Monica Lewinsky was recalled to explain some of the gaps and contradictions between her version of her relationship with the President and the one he had given to the grand jury three days before.

She emerged from the court- house six hours later. Her spokeswoman said that she had completed her testimony and was "looking forward to beginning the process of rebuilding her life". She said Ms Lewinsky had answered all questions "truthfully and completely" - a turn of phrase that pointedly contrasted with Mr Clinton's description of his own testimony as "truthful", a formulation which exposed gaps in his answers.

Officials had earlier confirmed that Mr Clinton had raised no objections to a sample of his DNA being supplied to the FBI laboratory that was testing a dress owned by Ms Lewinsky.

The dress, rumoured to be stained with semen, had been surrendered by Ms Lewinsky under the terms of her immunity agreement with the prosecutor's office last month. The request for a presidential DNA sample strongly suggested that scientific tests on the dress were positive (the results have been the most successfully guarded secret of the whole Lewinsky affair) and that the sample was required to establish a "match" between the stain and Mr Clinton.

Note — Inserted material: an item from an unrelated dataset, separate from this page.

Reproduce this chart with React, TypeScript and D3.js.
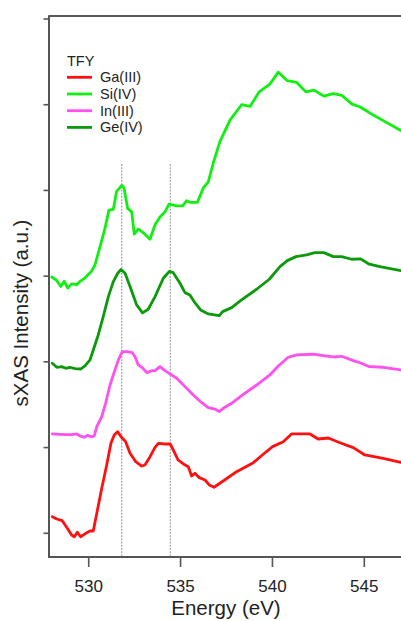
import React from "react";
import * as d3 from "d3";

// ---- data (energy in eV, intensity in a.u. with vertical offsets as plotted) ----
const gaEnergy = [528.02, 528.26, 528.56, 528.80, 529.07, 529.22, 529.38, 529.56, 529.84, 530.07, 530.25, 530.44, 530.71, 530.98, 531.21, 531.39, 531.57, 531.76, 532.01, 532.25, 532.56, 532.88, 533.06, 533.34, 533.61, 533.79, 534.15, 534.44, 534.60, 534.87, 535.15, 535.42, 535.60, 535.78, 536.02, 536.33, 536.56, 536.82, 537.32, 538.05, 538.96, 539.50, 540.01, 540.59, 541.04, 542.04, 542.49, 543.04, 543.67, 544.40, 545.03, 546.03, 546.99, 547.5];
const gaIntensity = [0.194, 0.167, 0.147, 0.070, -0.020, -0.040, 0.012, -0.040, 0.0, 0.027, 0.027, 0.233, 0.525, 0.797, 1.050, 1.147, 1.186, 1.127, 1.069, 0.933, 0.835, 0.785, 0.797, 0.894, 1.003, 1.050, 1.042, 1.042, 0.972, 0.855, 0.809, 0.777, 0.669, 0.700, 0.649, 0.622, 0.564, 0.537, 0.610, 0.719, 0.824, 0.922, 1.011, 1.069, 1.159, 1.159, 1.100, 1.112, 1.057, 0.999, 0.914, 0.875, 0.828, 0.81];

const siEnergy = [527.99, 528.26, 528.48, 528.67, 528.86, 529.07, 529.35, 529.53, 529.80, 530.13, 530.34, 530.61, 530.89, 531.10, 531.34, 531.52, 531.80, 531.92, 532.12, 532.34, 532.48, 532.70, 533.06, 533.34, 533.61, 533.88, 534.15, 534.37, 534.79, 535.11, 535.33, 535.55, 535.91, 536.24, 536.51, 536.78, 537.14, 537.69, 538.32, 538.78, 539.28, 539.86, 540.32, 540.81, 541.32, 541.82, 542.26, 542.80, 543.31, 543.77, 544.31, 544.80, 545.40, 546.99, 547.5];
const siIntensity = [2.99, 2.95, 2.88, 2.94, 2.86, 2.91, 2.90, 2.94, 2.98, 3.05, 3.13, 3.34, 3.56, 3.77, 3.78, 3.99, 4.06, 4.03, 3.79, 3.75, 3.49, 3.55, 3.49, 3.43, 3.60, 3.69, 3.75, 3.84, 3.82, 3.82, 3.88, 3.86, 3.86, 4.03, 4.10, 4.32, 4.57, 4.82, 5.00, 4.98, 5.15, 5.24, 5.38, 5.28, 5.26, 5.15, 5.17, 5.10, 5.13, 5.11, 5.01, 4.97, 4.89, 4.70, 4.64];

const inEnergy = [528.02, 528.44, 528.80, 529.07, 529.35, 529.53, 529.76, 529.95, 530.11, 530.30, 530.44, 530.71, 530.92, 531.16, 531.43, 531.65, 531.83, 532.07, 532.37, 532.52, 532.70, 532.92, 533.16, 533.43, 533.61, 533.88, 534.15, 534.42, 534.79, 535.24, 535.69, 536.15, 536.51, 536.87, 537.11, 537.32, 537.78, 538.32, 539.14, 539.86, 540.32, 540.86, 541.32, 542.22, 542.86, 543.31, 543.77, 544.40, 544.85, 545.27, 546.03, 546.99, 547.5];
const inIntensity = [1.159, 1.155, 1.151, 1.151, 1.159, 1.135, 1.120, 1.144, 1.127, 1.135, 1.244, 1.361, 1.517, 1.730, 1.906, 2.042, 2.119, 2.119, 2.107, 2.061, 1.964, 1.932, 1.874, 1.897, 1.897, 1.944, 1.897, 1.859, 1.809, 1.711, 1.614, 1.524, 1.466, 1.450, 1.419, 1.459, 1.517, 1.606, 1.730, 1.847, 1.952, 2.054, 2.081, 2.089, 2.069, 2.057, 2.065, 2.014, 1.984, 1.944, 1.937, 1.906, 1.90];

const geEnergy = [528.02, 528.26, 528.53, 528.75, 528.98, 529.25, 529.58, 529.80, 530.07, 530.34, 530.52, 530.79, 531.07, 531.34, 531.58, 531.76, 531.98, 532.25, 532.61, 532.93, 533.24, 533.61, 534.06, 534.39, 534.60, 534.97, 535.24, 535.51, 535.78, 536.09, 536.51, 537.11, 537.29, 537.78, 538.32, 539.14, 539.83, 540.41, 540.81, 541.28, 541.86, 542.31, 542.80, 543.31, 543.77, 544.31, 544.80, 545.27, 545.85, 546.99, 547.5];
const geIntensity = [1.984, 1.937, 1.944, 1.925, 1.937, 1.921, 1.917, 1.952, 2.022, 2.197, 2.314, 2.527, 2.761, 2.936, 3.034, 3.078, 3.034, 2.878, 2.664, 2.571, 2.614, 2.761, 2.976, 3.055, 3.041, 2.917, 2.808, 2.781, 2.691, 2.606, 2.559, 2.539, 2.586, 2.633, 2.722, 2.847, 2.964, 3.111, 3.181, 3.228, 3.248, 3.274, 3.274, 3.228, 3.228, 3.197, 3.201, 3.139, 3.111, 3.064, 3.05];

const seriesNames = ["Ga(III)", "Si(IV)", "In(III)", "Ge(IV)"];
const seriesColors = ["#ff1010", "#10f010", "#ff50f0", "#0c9a0c"];
const seriesEnergies = [gaEnergy, siEnergy, inEnergy, geEnergy];
const seriesIntensities = [gaIntensity, siIntensity, inIntensity, geIntensity];

const xTicks = [530, 535, 540, 545];
const yTicks = [0, 1, 2, 3, 4, 5, 6];
const markerEnergies = [531.8, 534.44];
const legendTitle = "TFY";
const xLabel = "Energy (eV)";
const yLabel = "sXAS Intensity (a.u.)";

const W = 401;
const H = 621;
const FONT = "Liberation Sans, Arial, Helvetica, sans-serif";

export default function App() {
  const x = d3.scaleLinear().domain([530, 545]).range([88.7, 364.3]);
  const y = d3.scaleLinear().domain([0, 6]).range([533.3, 19.0]);
  const left = 49;
  const top = 16;
  const bottom = 557;
  const right = 430;

  const line = d3
    .line<[number, number]>()
    .x((d) => x(d[0]))
    .y((d) => y(d[1]))
    .curve(d3.curveLinear);

  const drawOrder = [2, 0, 3, 1];

  return (
    <div style={{ position: "absolute", left: 0, top: 0 }}>
      <svg width={W} height={H} style={{ display: "block", background: "#fff" }}>
        <defs>
          <clipPath id="plotClip">
            <rect x={left} y={top} width={right - left} height={bottom - top} />
          </clipPath>
        </defs>
        {/* marker dashed lines */}
        {markerEnergies.map((e, i) => (
          <line
            key={"m" + i}
            x1={x(e)}
            x2={x(e)}
            y1={164}
            y2={bottom}
            stroke="#777"
            strokeWidth={0.8}
            strokeDasharray="2,1.2"
          />
        ))}
        {/* series */}
        <g clipPath="url(#plotClip)">
          {drawOrder.map((i) => {
            const pts: [number, number][] = seriesEnergies[i].map((e, k) => [e, seriesIntensities[i][k]]);
            return (
              <path
                key={seriesNames[i]}
                d={line(pts) || ""}
                fill="none"
                stroke={seriesColors[i]}
                strokeWidth={2.8}
                strokeLinejoin="round"
                strokeLinecap="round"
              />
            );
          })}
        </g>
        {/* box */}
        <line x1={left} x2={right} y1={top} y2={top} stroke="#222" strokeWidth={1.4} />
        <line x1={left} x2={right} y1={bottom} y2={bottom} stroke="#555" strokeWidth={2} />
        <line x1={left} x2={left} y1={top - 0.7} y2={bottom + 1} stroke="#555" strokeWidth={2} />
        {/* y ticks */}
        {yTicks.map((t) => (
          <line key={"yt" + t} x1={left - 5.5} x2={left} y1={y(t)} y2={y(t)} stroke="#555" strokeWidth={1.6} />
        ))}
        {/* x ticks */}
        {xTicks.map((t) => (
          <g key={"xt" + t}>
            <line x1={x(t)} x2={x(t)} y1={bottom} y2={bottom + 10} stroke="#555" strokeWidth={1.6} />
            <text
              x={x(t)}
              y={592}
              textAnchor="middle"
              fontFamily={FONT}
              fontSize={17}
              fill="#222"
            >
              {t}
            </text>
          </g>
        ))}
        {/* axis titles */}
        <text x={226} y={615} textAnchor="middle" fontFamily={FONT} fontSize={20.5} fill="#222">
          {xLabel}
        </text>
        <text
          transform={`translate(28,313) rotate(-90)`}
          textAnchor="middle"
          fontFamily={FONT}
          fontSize={20.5}
          fill="#222"
        >
          {yLabel}
        </text>
        {/* legend */}
        <text x={67} y={66} fontFamily={FONT} fontSize={14.5} fill="#222">
          {legendTitle}
        </text>
        {seriesNames.map((n, i) => {
          const ly = 77.3 + i * 16.7;
          return (
            <g key={"lg" + n}>
              <line x1={67} x2={92} y1={ly} y2={ly} stroke={seriesColors[i]} strokeWidth={2.8} />
              <text x={100} y={ly + 5} fontFamily={FONT} fontSize={14.5} fill="#222">
                {n}
              </text>
            </g>
          );
        })}
      </svg>
    </div>
  );
}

Unconfirmed reports said that the sample had already been supplied by the Bethesda Naval Hospital just outside Washington, where the President's blood is stored for use in a medical emergency.

Mr Clinton's admission, under questioning on Monday, that Ms Lewinsky did - as she testified - perform oral sex on him has diminished the public shock and distaste that the DNA revelation would have provoked even a week ago. It did nothing, however, to dispel the suspicion that without the evidence of "that dress" Mr Clinton might have persisted much longer in his denials of sexual activity with Ms Lewinsky.

Until yesterday's military action, these suspicions, and the gathering impression that Mr Clinton lied in January, when he could not "recall" ever being alone with Ms Lewinsky, were leading some pollsters to forecast an imminent drop in Mr Clinton's still mostly buoyant popularity ratings. Latest polls showed that while almost 60 per cent of those asked believed he could put the Lewinsky affair behind him, almost half said that he should consider leaving office if he lied in January, and 65 per cent said he should leave if he lied to the grand jury this week.

Reports coming in from the further reaches of the US appeared to support such a trend, with some Republican candidates in this autumn's mid-term congressional elections, starting to exploit their "family values" advantage. At this stage, the trend appeared to be driven less by the politicians - who understand the risk attached to espousing moral piety - than to meet criticism of voters that their elected representatives were not showing sufficient moral outrage.

At the centre of yesterday's questioning of Ms Lewinsky were said to be presents she had received from Mr Clinton and later returned to the President's personal secretary, Betty Currie. At issue was whether Ms Lewinsky or the President had instigated their return, and why.

Mr Clinton said after his testimony on Monday that "at no time did I ask anyone to lie, to hide or destroy evidence or to take any other unlawful action", but Ms Lewinsky has indicated that the gifts were returned at his suggestion, which could support accusations that he tried to keep evidence of their relationship from the prosecutors.

What was said to have "outraged" Ms Lewinsky about Mr Clinton's admission was the inference that her relationship with him amounted to no more than "sexual servicing". She was said to have believed that the relationship was emotional as well as sexual, and had the potential to last.

Her adverse reaction was said yesterday to have compounded worries in the White House camp about the longer-term public response to Mr Clinton's admission. Some White House staff accompanying the President for his holiday on Martha's Vineyard were said to be "panicked" by the hostile political reaction to Mr Clinton's admission.